Giuseppe Conte contro Rutte: "Il mio paese ha una dignità". La verità che Palazzo Chigi non vuol fare filtrare: si è già arresto
"Il mio Paese ha una sua dignità". I retroscena dello scontro tra Giuseppe Conte e Mark Rutte a Bruxelles riportano tutti, con enfasi, questo passaggio. Il premier italiano ha accusato frontalmente il collega olandese, il capofila dei paesi "frugali" che vuole ridurre la somma degli aiuti a fondo perduto del Recovery fund e introdurre il potere di veto per poter bloccare l'erogazione di quei miliardi (ai Paesi "furbetti" del Sud, ovviamente): "Tu forse sarai eroe in Patria per qualche giorno ma dopo qualche settimana sarai chiamato a rispondere pubblicamente per avere compromesso una risposta adeguata". Quindi il riferimento alla "anti-italianità" del leader liberale: "Sembra quasi che si voglia piegare il braccio a un Paese affinché non possa usare quei soldi, facendo controllare al Consiglio ogni singola fase dell'attuazione. Questi ostacoli umiliano la commissione oltre che i Paesi". Conte ha fatto la faccia truce: "Il mio Paese ha una sua dignità, c'è un limite che non va superato Si stanno usando delle astuzie per mettere in difficoltà i Paesi e questo non è giusto".
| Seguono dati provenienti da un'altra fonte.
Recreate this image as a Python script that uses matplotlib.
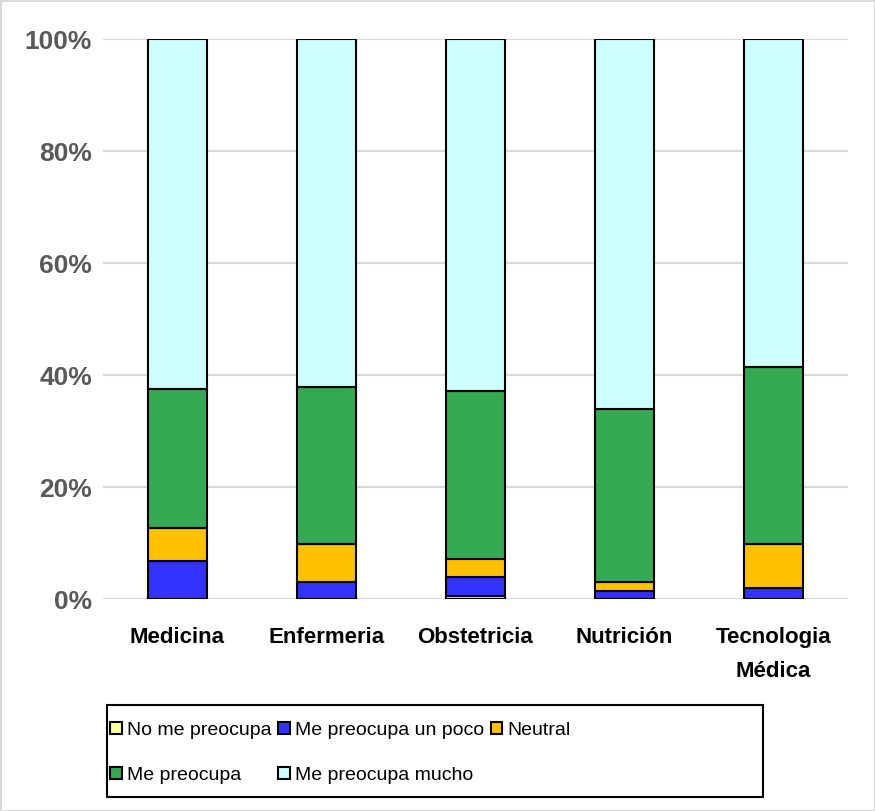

Tutto molto bello, con titoloni garantiti. Ma a spulciare gli stessi retroscena, emerge un'altra verità: Conte è disposto a tutto pur di chiudere, e di fatto il suo capo è già abbassato. Non sul diritto di veto, certo, su cui d'altronde ha l'appoggio di tutto il resto dei Paesi membri dell'Unione. Ma sulla partita "grossa", quella dei soldi, di fatto è già bandiera bianca. La linea era stata definita: "Sui 750 miliardi non ci smuoviamo". E invece saranno meno, e sicuramente saranni di più i soldi in prestito e di meno quelli a fondo perduto. Questo, nei titoloni, Palazzo Chigi non lo fa filtrare.